#### THE TASK:
Set the lines down again exactly, first line through the line that contains "plt.rcParams['font.family'] = ['Liberation", with no pictures.
BEGIN
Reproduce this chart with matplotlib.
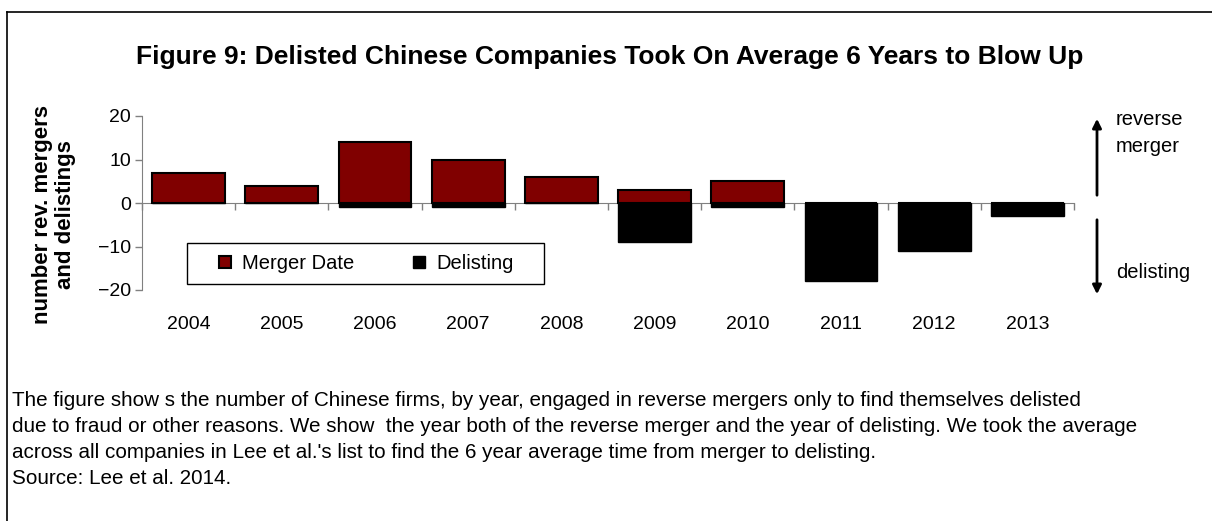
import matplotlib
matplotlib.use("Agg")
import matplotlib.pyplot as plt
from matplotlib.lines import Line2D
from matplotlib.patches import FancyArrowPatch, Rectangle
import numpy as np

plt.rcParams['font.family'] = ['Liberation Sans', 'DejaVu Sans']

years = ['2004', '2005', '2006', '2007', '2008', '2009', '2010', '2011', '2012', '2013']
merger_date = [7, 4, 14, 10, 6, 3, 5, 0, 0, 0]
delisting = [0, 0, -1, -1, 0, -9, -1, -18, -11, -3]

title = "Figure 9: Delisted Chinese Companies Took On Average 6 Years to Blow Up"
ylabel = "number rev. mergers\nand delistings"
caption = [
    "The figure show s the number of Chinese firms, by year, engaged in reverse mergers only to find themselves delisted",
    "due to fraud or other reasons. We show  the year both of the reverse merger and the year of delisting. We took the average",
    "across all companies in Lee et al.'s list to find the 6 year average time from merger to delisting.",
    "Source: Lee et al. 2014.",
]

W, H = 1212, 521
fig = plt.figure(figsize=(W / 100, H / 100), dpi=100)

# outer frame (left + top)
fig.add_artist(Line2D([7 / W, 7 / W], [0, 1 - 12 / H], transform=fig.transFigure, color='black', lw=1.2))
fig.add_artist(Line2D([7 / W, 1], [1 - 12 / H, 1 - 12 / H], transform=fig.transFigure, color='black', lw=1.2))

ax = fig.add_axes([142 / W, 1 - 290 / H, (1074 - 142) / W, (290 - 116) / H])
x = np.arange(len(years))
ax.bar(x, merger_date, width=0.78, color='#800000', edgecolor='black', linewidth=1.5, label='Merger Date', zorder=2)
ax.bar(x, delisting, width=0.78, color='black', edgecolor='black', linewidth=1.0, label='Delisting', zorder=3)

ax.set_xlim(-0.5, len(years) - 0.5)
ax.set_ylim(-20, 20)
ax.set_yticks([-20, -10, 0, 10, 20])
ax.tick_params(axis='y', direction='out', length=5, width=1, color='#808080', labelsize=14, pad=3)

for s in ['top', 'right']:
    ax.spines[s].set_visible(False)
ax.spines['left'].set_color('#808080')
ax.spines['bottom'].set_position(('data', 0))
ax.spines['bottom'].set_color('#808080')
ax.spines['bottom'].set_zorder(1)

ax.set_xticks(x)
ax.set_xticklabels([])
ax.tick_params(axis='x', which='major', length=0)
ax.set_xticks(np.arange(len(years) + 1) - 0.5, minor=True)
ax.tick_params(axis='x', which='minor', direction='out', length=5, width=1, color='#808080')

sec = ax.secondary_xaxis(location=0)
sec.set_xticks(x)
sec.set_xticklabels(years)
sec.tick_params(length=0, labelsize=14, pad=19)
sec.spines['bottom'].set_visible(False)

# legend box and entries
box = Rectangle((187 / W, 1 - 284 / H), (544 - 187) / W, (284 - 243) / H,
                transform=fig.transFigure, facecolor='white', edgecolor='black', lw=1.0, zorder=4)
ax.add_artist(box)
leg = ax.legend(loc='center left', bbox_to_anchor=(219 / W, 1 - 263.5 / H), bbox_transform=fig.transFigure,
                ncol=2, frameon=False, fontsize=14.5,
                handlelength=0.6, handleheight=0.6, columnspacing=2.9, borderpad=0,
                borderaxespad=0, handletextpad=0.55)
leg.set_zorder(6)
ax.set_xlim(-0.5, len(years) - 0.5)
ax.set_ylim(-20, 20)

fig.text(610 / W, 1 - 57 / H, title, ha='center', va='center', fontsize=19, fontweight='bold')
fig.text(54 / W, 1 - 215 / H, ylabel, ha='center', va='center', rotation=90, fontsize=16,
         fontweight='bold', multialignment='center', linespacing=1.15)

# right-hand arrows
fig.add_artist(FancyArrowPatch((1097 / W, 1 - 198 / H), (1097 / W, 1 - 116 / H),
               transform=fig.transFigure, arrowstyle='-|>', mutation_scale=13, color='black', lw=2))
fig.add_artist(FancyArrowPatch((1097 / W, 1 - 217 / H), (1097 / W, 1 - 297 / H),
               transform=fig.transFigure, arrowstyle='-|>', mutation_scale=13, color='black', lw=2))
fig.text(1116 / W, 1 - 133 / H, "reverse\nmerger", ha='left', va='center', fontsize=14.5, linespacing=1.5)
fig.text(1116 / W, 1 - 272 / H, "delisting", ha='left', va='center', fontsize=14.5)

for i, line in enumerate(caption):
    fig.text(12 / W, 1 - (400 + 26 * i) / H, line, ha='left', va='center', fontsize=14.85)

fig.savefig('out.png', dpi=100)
END
#### FINISHED EXERCISE:
Reproduce this chart with matplotlib.
import matplotlib
matplotlib.use("Agg")
import matplotlib.pyplot as plt
from matplotlib.lines import Line2D
from matplotlib.patches import FancyArrowPatch, Rectangle
import numpy as np

plt.rcParams['font.family'] = ['Liberation Sans', 'DejaVu Sans']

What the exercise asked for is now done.